WORK TO BE COMPLETED >>
Set the listing down again exactly, please, apart from its pictures.

---

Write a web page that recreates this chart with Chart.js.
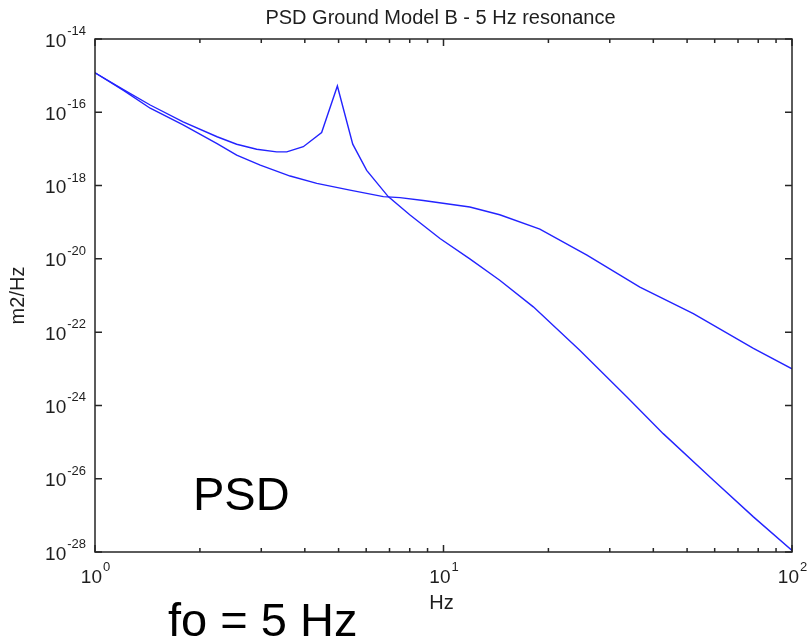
<!DOCTYPE html>
<html>
<head>
<meta charset="utf-8">
<title>PSD Ground Model B - 5 Hz resonance</title>
<script src="https://cdn.jsdelivr.net/npm/chart.js@4.4.1/dist/chart.umd.min.js"></script>
<style>
    html, body { margin: 0; padding: 0; background: #fff; }
    #wrap { position: relative; width: 808px; height: 637px; }
</style>
</head>
<body>
<div id="wrap"><canvas id="chPsd"></canvas></div>
<script>
// PSD Ground Model B - log/log plot, ground PSD with and without a 5 Hz resonance

// Ground + resonance (the curve with the peak)
const freqResonance = [1, 1.21, 1.44, 1.79, 2.24, 2.55, 2.91, 3.32, 3.55, 3.96, 4.47, 4.96, 5.49, 6.02, 6.94, 8.0, 9.77, 11.9, 14.5, 18.1, 24.6, 33.6, 42.7, 59.5, 77.5, 100];
const psdResonance = [1.2e-15, 4.1e-16, 1.58e-16, 5.5e-17, 2.15e-17, 1.34e-17, 9.8e-18, 8.3e-18, 8.3e-18, 1.15e-17, 2.8e-17, 5.2e-16, 1.35e-17, 2.6e-18, 5.0e-19, 1.6e-19, 3.6e-20, 1.0e-20, 2.6e-21, 4.9e-22, 3.2e-23, 1.7e-24, 1.7e-25, 9.1e-27, 9.1e-28, 1.1e-28];

// Plain ground model
const freqGround = [1, 1.21, 1.44, 1.79, 2.24, 2.55, 2.98, 3.63, 4.33, 5.39, 6.72, 7.5, 8.75, 11.9, 14.5, 18.9, 25.8, 36.6, 52.1, 77.5, 100];
const psdGround = [1.2e-15, 3.9e-16, 1.29e-16, 4.5e-17, 1.4e-17, 6.8e-18, 3.6e-18, 1.82e-18, 1.15e-18, 7.5e-19, 5.0e-19, 4.7e-19, 3.9e-19, 2.6e-19, 1.6e-19, 6.5e-20, 1.26e-20, 1.7e-21, 3.2e-22, 3.6e-23, 1.0e-23];

// Axis ticks
const xMajorTicks = [1, 10, 100];
const xMajorExp = ['0', '1', '2'];
const xMinorTicks = [2, 3, 4, 5, 6, 7, 8, 9, 20, 30, 40, 50, 60, 70, 80, 90];
const yMajorTicks = [1e-14, 1e-16, 1e-18, 1e-20, 1e-22, 1e-24, 1e-26, 1e-28];
const yMajorExp = ['-14', '-16', '-18', '-20', '-22', '-24', '-26', '-28'];

// Texts
const titleText = 'PSD Ground Model B - 5 Hz resonance';
const xAxisLabel = 'Hz';
const yAxisLabel = 'm2/Hz';
const noteInside = 'PSD';
const noteBelow = 'fo = 5 Hz';

const FONT = "'Liberation Sans', Arial, Helvetica, sans-serif";
const TEXT_COLOR = '#1e1e1e';
const AXIS_COLOR = '#262626';
const LINE_COLOR = 'rgb(35,35,255)';

function toPoints(xs, ys) {
    return xs.map((x, i) => ({ x: x, y: ys[i] }));
}

// MATLAB style box: inward ticks on all 4 sides, 10^n labels
const matlabAxes = {
    id: 'matlabAxes',
    afterDraw(chart) {
        const ctx = chart.ctx;
        const a = chart.chartArea;
        const sx = chart.scales.x;
        const sy = chart.scales.y;

        ctx.save();
        ctx.strokeStyle = AXIS_COLOR;
        ctx.lineWidth = 1.5;
        ctx.strokeRect(a.left, a.top, a.right - a.left, a.bottom - a.top);

        ctx.beginPath();
        xMajorTicks.forEach(v => {
            const px = sx.getPixelForValue(v);
            ctx.moveTo(px, a.bottom); ctx.lineTo(px, a.bottom - 7);
            ctx.moveTo(px, a.top); ctx.lineTo(px, a.top + 7);
        });
        xMinorTicks.forEach(v => {
            const px = sx.getPixelForValue(v);
            ctx.moveTo(px, a.bottom); ctx.lineTo(px, a.bottom - 4);
            ctx.moveTo(px, a.top); ctx.lineTo(px, a.top + 4);
        });
        yMajorTicks.forEach(v => {
            const py = sy.getPixelForValue(v);
            ctx.moveTo(a.left, py); ctx.lineTo(a.left + 7, py);
            ctx.moveTo(a.right, py); ctx.lineTo(a.right - 7, py);
        });
        ctx.stroke();

        ctx.fillStyle = TEXT_COLOR;
        const baseFont = '19px ' + FONT;
        const expFont = '13px ' + FONT;
        ctx.textBaseline = 'alphabetic';

        // y tick labels
        yMajorTicks.forEach((v, i) => {
            const py = sy.getPixelForValue(v);
            ctx.font = expFont;
            const ew = ctx.measureText(yMajorExp[i]).width;
            ctx.textAlign = 'left';
            ctx.fillText(yMajorExp[i], a.left - 9 - ew, py - 4);
            ctx.font = baseFont;
            ctx.textAlign = 'right';
            ctx.fillText('10', a.left - 10 - ew, py + 7.5);
        });

        // x tick labels
        xMajorTicks.forEach((v, i) => {
            const px = sx.getPixelForValue(v);
            ctx.font = baseFont;
            const bw = ctx.measureText('10').width;
            ctx.font = expFont;
            const ew = ctx.measureText(xMajorExp[i]).width;
            const x0 = px - (bw + ew) / 2;
            ctx.textAlign = 'left';
            ctx.font = baseFont;
            ctx.fillText('10', x0, a.bottom + 31);
            ctx.font = expFont;
            ctx.fillText(xMajorExp[i], x0 + bw + 1, a.bottom + 19);
        });

        // title and axis labels
        const cx = (a.left + a.right) / 2;
        ctx.font = '20px ' + FONT;
        ctx.textAlign = 'center';
        ctx.fillText(titleText, cx - 3, 24);
        ctx.fillText(xAxisLabel, cx - 2, 609);

        ctx.save();
        ctx.translate(24, (a.top + a.bottom) / 2);
        ctx.rotate(-Math.PI / 2);
        ctx.fillText(yAxisLabel, 0, 0);
        ctx.restore();

        // slide annotations
        ctx.fillStyle = '#000';
        ctx.font = '47px ' + FONT;
        ctx.textAlign = 'left';
        ctx.fillText(noteInside, 193, 510);
        ctx.fillText(noteBelow, 168, 636);

        ctx.restore();
    }
};

const chPsd = new Chart(document.getElementById('chPsd').getContext('2d'), {
    type: 'line',
    data: {
        datasets: [
            {
                label: 'Ground + 5 Hz resonance',
                data: toPoints(freqResonance, psdResonance),
                borderColor: LINE_COLOR,
                borderWidth: 1.4,
                pointRadius: 0,
                tension: 0,
                fill: false
            },
            {
                label: 'Ground model B',
                data: toPoints(freqGround, psdGround),
                borderColor: LINE_COLOR,
                borderWidth: 1.4,
                pointRadius: 0,
                tension: 0,
                fill: false
            }
        ]
    },
    options: {
        responsive: true,
        maintainAspectRatio: false,
        animation: false,
        layout: { padding: { left: 95, top: 39, right: 16, bottom: 85 } },
        scales: {
            x: { type: 'logarithmic', min: 1, max: 100, display: false },
            y: { type: 'logarithmic', min: 1e-28, max: 1e-14, display: false }
        },
        plugins: {
            legend: { display: false },
            tooltip: { enabled: false }
        }
    },
    plugins: [matlabAxes]
});
</script>
</body>
</html>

---

OUTPUT FOR THIS TASK >>
Write a web page that recreates this chart with Chart.js.
<!DOCTYPE html>
<html>
<head>
<meta charset="utf-8">
<title>PSD Ground Model B - 5 Hz resonance</title>
<script src="https://cdn.jsdelivr.net/npm/chart.js@4.4.1/dist/chart.umd.min.js"></script>
<style>
    html, body { margin: 0; padding: 0; background: #fff; }
    #wrap { position: relative; width: 808px; height: 637px; }
</style>
</head>
<body>
<div id="wrap"><canvas id="chPsd"></canvas></div>
<script>
// PSD Ground Model B - log/log plot, ground PSD with and without a 5 Hz resonance

// Ground + resonance (the curve with the peak)
const freqResonance = [1, 1.21, 1.44, 1.79, 2.24, 2.55, 2.91, 3.32, 3.55, 3.96, 4.47, 4.96, 5.49, 6.02, 6.94, 8.0, 9.77, 11.9, 14.5, 18.1, 24.6, 33.6, 42.7, 59.5, 77.5, 100];
const psdResonance = [1.2e-15, 4.1e-16, 1.58e-16, 5.5e-17, 2.15e-17, 1.34e-17, 9.8e-18, 8.3e-18, 8.3e-18, 1.15e-17, 2.8e-17, 5.2e-16, 1.35e-17, 2.6e-18, 5.0e-19, 1.6e-19, 3.6e-20, 1.0e-20, 2.6e-21, 4.9e-22, 3.2e-23, 1.7e-24, 1.7e-25, 9.1e-27, 9.1e-28, 1.1e-28];

// Plain ground model
const freqGround = [1, 1.21, 1.44, 1.79, 2.24, 2.55, 2.98, 3.63, 4.33, 5.39, 6.72, 7.5, 8.75, 11.9, 14.5, 18.9, 25.8, 36.6, 52.1, 77.5, 100];
const psdGround = [1.2e-15, 3.9e-16, 1.29e-16, 4.5e-17, 1.4e-17, 6.8e-18, 3.6e-18, 1.82e-18, 1.15e-18, 7.5e-19, 5.0e-19, 4.7e-19, 3.9e-19, 2.6e-19, 1.6e-19, 6.5e-20, 1.26e-20, 1.7e-21, 3.2e-22, 3.6e-23, 1.0e-23];

// Axis ticks
const xMajorTicks = [1, 10, 100];
const xMajorExp = ['0', '1', '2'];
const xMinorTicks = [2, 3, 4, 5, 6, 7, 8, 9, 20, 30, 40, 50, 60, 70, 80, 90];
const yMajorTicks = [1e-14, 1e-16, 1e-18, 1e-20, 1e-22, 1e-24, 1e-26, 1e-28];
const yMajorExp = ['-14', '-16', '-18', '-20', '-22', '-24', '-26', '-28'];

// Texts
const titleText = 'PSD Ground Model B - 5 Hz resonance';
const xAxisLabel = 'Hz';
const yAxisLabel = 'm2/Hz';
const noteInside = 'PSD';
const noteBelow = 'fo = 5 Hz';

const FONT = "'Liberation Sans', Arial, Helvetica, sans-serif";
const TEXT_COLOR = '#1e1e1e';
const AXIS_COLOR = '#262626';
const LINE_COLOR = 'rgb(35,35,255)';

function toPoints(xs, ys) {
    return xs.map((x, i) => ({ x: x, y: ys[i] }));
}

// MATLAB style box: inward ticks on all 4 sides, 10^n labels
const matlabAxes = {
    id: 'matlabAxes',
    afterDraw(chart) {
        const ctx = chart.ctx;
        const a = chart.chartArea;
        const sx = chart.scales.x;
        const sy = chart.scales.y;

        ctx.save();
        ctx.strokeStyle = AXIS_COLOR;
        ctx.lineWidth = 1.5;
        ctx.strokeRect(a.left, a.top, a.right - a.left, a.bottom - a.top);

        ctx.beginPath();
        xMajorTicks.forEach(v => {
            const px = sx.getPixelForValue(v);
            ctx.moveTo(px, a.bottom); ctx.lineTo(px, a.bottom - 7);
            ctx.moveTo(px, a.top); ctx.lineTo(px, a.top + 7);
        });
        xMinorTicks.forEach(v => {
            const px = sx.getPixelForValue(v);
            ctx.moveTo(px, a.bottom); ctx.lineTo(px, a.bottom - 4);
            ctx.moveTo(px, a.top); ctx.lineTo(px, a.top + 4);
        });
        yMajorTicks.forEach(v => {
            const py = sy.getPixelForValue(v);
            ctx.moveTo(a.left, py); ctx.lineTo(a.left + 7, py);
            ctx.moveTo(a.right, py); ctx.lineTo(a.right - 7, py);
        });
        ctx.stroke();

        ctx.fillStyle = TEXT_COLOR;
        const baseFont = '19px ' + FONT;
        const expFont = '13px ' + FONT;
        ctx.textBaseline = 'alphabetic';

        // y tick labels
        yMajorTicks.forEach((v, i) => {
            const py = sy.getPixelForValue(v);
            ctx.font = expFont;
            const ew = ctx.measureText(yMajorExp[i]).width;
            ctx.textAlign = 'left';
            ctx.fillText(yMajorExp[i], a.left - 9 - ew, py - 4);
            ctx.font = baseFont;
            ctx.textAlign = 'right';
            ctx.fillText('10', a.left - 10 - ew, py + 7.5);
        });

        // x tick labels
        xMajorTicks.forEach((v, i) => {
            const px = sx.getPixelForValue(v);
            ctx.font = baseFont;
            const bw = ctx.measureText('10').width;
            ctx.font = expFont;
            const ew = ctx.measureText(xMajorExp[i]).width;
            const x0 = px - (bw + ew) / 2;
            ctx.textAlign = 'left';
            ctx.font = baseFont;
            ctx.fillText('10', x0, a.bottom + 31);
            ctx.font = expFont;
            ctx.fillText(xMajorExp[i], x0 + bw + 1, a.bottom + 19);
        });

        // title and axis labels
        const cx = (a.left + a.right) / 2;
        ctx.font = '20px ' + FONT;
        ctx.textAlign = 'center';
        ctx.fillText(titleText, cx - 3, 24);
        ctx.fillText(xAxisLabel, cx - 2, 609);

        ctx.save();
        ctx.translate(24, (a.top + a.bottom) / 2);
        ctx.rotate(-Math.PI / 2);
        ctx.fillText(yAxisLabel, 0, 0);
        ctx.restore();

        // slide annotations
        ctx.fillStyle = '#000';
        ctx.font = '47px ' + FONT;
        ctx.textAlign = 'left';
        ctx.fillText(noteInside, 193, 510);
        ctx.fillText(noteBelow, 168, 636);

        ctx.restore();
    }
};

const chPsd = new Chart(document.getElementById('chPsd').getContext('2d'), {
    type: 'line',
    data: {
        datasets: [
            {
                label: 'Ground + 5 Hz resonance',
                data: toPoints(freqResonance, psdResonance),
                borderColor: LINE_COLOR,
                borderWidth: 1.4,
                pointRadius: 0,
                tension: 0,
                fill: false
            },
            {
                label: 'Ground model B',
                data: toPoints(freqGround, psdGround),
                borderColor: LINE_COLOR,
                borderWidth: 1.4,
                pointRadius: 0,
                tension: 0,
                fill: false
            }
        ]
    },
    options: {
        responsive: true,
        maintainAspectRatio: false,
        animation: false,
        layout: { padding: { left: 95, top: 39, right: 16, bottom: 85 } },
        scales: {
            x: { type: 'logarithmic', min: 1, max: 100, display: false },
            y: { type: 'logarithmic', min: 1e-28, max: 1e-14, display: false }
        },
        plugins: {
            legend: { display: false },
            tooltip: { enabled: false }
        }
    },
    plugins: [matlabAxes]
});
</script>
</body>
</html>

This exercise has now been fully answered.